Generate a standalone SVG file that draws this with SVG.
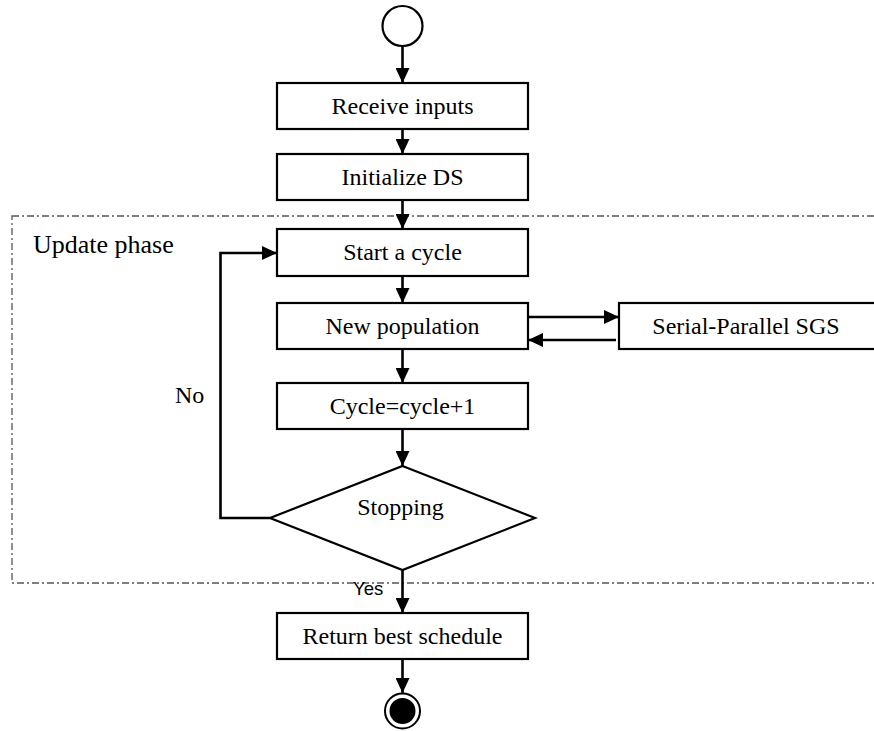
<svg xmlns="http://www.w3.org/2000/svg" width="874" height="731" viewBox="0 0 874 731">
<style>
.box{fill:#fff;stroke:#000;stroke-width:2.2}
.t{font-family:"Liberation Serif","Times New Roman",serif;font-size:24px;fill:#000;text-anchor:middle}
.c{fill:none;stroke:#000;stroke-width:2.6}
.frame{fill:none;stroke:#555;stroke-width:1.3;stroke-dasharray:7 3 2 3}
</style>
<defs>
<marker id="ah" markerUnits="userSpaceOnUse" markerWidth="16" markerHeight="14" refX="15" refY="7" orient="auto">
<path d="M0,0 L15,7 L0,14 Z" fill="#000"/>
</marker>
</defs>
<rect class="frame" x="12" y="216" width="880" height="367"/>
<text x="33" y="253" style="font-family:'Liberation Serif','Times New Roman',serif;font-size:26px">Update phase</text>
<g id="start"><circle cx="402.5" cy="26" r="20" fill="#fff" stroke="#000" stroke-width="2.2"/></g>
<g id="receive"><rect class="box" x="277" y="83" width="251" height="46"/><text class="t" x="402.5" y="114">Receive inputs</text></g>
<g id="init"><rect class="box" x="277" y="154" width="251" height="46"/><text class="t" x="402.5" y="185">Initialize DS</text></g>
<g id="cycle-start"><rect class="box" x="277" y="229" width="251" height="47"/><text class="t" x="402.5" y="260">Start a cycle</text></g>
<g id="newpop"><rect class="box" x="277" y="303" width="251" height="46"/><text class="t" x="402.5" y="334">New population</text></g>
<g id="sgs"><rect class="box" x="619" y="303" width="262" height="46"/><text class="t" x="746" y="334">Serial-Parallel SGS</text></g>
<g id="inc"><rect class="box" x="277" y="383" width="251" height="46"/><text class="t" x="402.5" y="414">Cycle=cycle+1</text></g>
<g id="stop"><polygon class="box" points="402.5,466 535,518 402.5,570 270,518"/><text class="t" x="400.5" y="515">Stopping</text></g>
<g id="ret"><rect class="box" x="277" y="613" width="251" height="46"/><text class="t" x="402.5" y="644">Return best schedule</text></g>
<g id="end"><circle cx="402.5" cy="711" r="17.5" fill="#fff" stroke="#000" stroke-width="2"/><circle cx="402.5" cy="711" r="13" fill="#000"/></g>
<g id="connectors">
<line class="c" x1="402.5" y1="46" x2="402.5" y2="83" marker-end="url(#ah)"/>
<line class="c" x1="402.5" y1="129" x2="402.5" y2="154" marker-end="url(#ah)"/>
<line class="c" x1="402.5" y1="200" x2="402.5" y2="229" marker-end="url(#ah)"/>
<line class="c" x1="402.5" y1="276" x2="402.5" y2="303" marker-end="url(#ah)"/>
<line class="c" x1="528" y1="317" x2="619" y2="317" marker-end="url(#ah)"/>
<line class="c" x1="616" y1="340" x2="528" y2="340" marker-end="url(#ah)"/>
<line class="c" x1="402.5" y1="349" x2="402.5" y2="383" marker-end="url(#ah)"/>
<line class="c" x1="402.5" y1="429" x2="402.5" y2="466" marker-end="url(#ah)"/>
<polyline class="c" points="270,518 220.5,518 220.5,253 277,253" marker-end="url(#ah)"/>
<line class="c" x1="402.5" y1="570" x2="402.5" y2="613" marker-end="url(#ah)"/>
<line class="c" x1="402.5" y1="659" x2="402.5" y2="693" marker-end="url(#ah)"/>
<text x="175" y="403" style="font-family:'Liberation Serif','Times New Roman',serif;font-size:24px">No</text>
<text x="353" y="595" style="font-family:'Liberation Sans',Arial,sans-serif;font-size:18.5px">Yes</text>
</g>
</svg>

###

EXERCISE DESCRIPTION: Skipping the pictures, transcribe each line above exactly as it appears.

COMPLETE RESPONSE:
Generate a standalone SVG file that draws this with SVG.
<svg xmlns="http://www.w3.org/2000/svg" width="874" height="731" viewBox="0 0 874 731">
<style>
.box{fill:#fff;stroke:#000;stroke-width:2.2}
.t{font-family:"Liberation Serif","Times New Roman",serif;font-size:24px;fill:#000;text-anchor:middle}
.c{fill:none;stroke:#000;stroke-width:2.6}
.frame{fill:none;stroke:#555;stroke-width:1.3;stroke-dasharray:7 3 2 3}
</style>
<defs>
<marker id="ah" markerUnits="userSpaceOnUse" markerWidth="16" markerHeight="14" refX="15" refY="7" orient="auto">
<path d="M0,0 L15,7 L0,14 Z" fill="#000"/>
</marker>
</defs>
<rect class="frame" x="12" y="216" width="880" height="367"/>
<text x="33" y="253" style="font-family:'Liberation Serif','Times New Roman',serif;font-size:26px">Update phase</text>
<g id="start"><circle cx="402.5" cy="26" r="20" fill="#fff" stroke="#000" stroke-width="2.2"/></g>
<g id="receive"><rect class="box" x="277" y="83" width="251" height="46"/><text class="t" x="402.5" y="114">Receive inputs</text></g>
<g id="init"><rect class="box" x="277" y="154" width="251" height="46"/><text class="t" x="402.5" y="185">Initialize DS</text></g>
<g id="cycle-start"><rect class="box" x="277" y="229" width="251" height="47"/><text class="t" x="402.5" y="260">Start a cycle</text></g>
<g id="newpop"><rect class="box" x="277" y="303" width="251" height="46"/><text class="t" x="402.5" y="334">New population</text></g>
<g id="sgs"><rect class="box" x="619" y="303" width="262" height="46"/><text class="t" x="746" y="334">Serial-Parallel SGS</text></g>
<g id="inc"><rect class="box" x="277" y="383" width="251" height="46"/><text class="t" x="402.5" y="414">Cycle=cycle+1</text></g>
<g id="stop"><polygon class="box" points="402.5,466 535,518 402.5,570 270,518"/><text class="t" x="400.5" y="515">Stopping</text></g>
<g id="ret"><rect class="box" x="277" y="613" width="251" height="46"/><text class="t" x="402.5" y="644">Return best schedule</text></g>
<g id="end"><circle cx="402.5" cy="711" r="17.5" fill="#fff" stroke="#000" stroke-width="2"/><circle cx="402.5" cy="711" r="13" fill="#000"/></g>
<g id="connectors">
<line class="c" x1="402.5" y1="46" x2="402.5" y2="83" marker-end="url(#ah)"/>
<line class="c" x1="402.5" y1="129" x2="402.5" y2="154" marker-end="url(#ah)"/>
<line class="c" x1="402.5" y1="200" x2="402.5" y2="229" marker-end="url(#ah)"/>
<line class="c" x1="402.5" y1="276" x2="402.5" y2="303" marker-end="url(#ah)"/>
<line class="c" x1="528" y1="317" x2="619" y2="317" marker-end="url(#ah)"/>
<line class="c" x1="616" y1="340" x2="528" y2="340" marker-end="url(#ah)"/>
<line class="c" x1="402.5" y1="349" x2="402.5" y2="383" marker-end="url(#ah)"/>
<line class="c" x1="402.5" y1="429" x2="402.5" y2="466" marker-end="url(#ah)"/>
<polyline class="c" points="270,518 220.5,518 220.5,253 277,253" marker-end="url(#ah)"/>
<line class="c" x1="402.5" y1="570" x2="402.5" y2="613" marker-end="url(#ah)"/>
<line class="c" x1="402.5" y1="659" x2="402.5" y2="693" marker-end="url(#ah)"/>
<text x="175" y="403" style="font-family:'Liberation Serif','Times New Roman',serif;font-size:24px">No</text>
<text x="353" y="595" style="font-family:'Liberation Sans',Arial,sans-serif;font-size:18.5px">Yes</text>
</g>
</svg>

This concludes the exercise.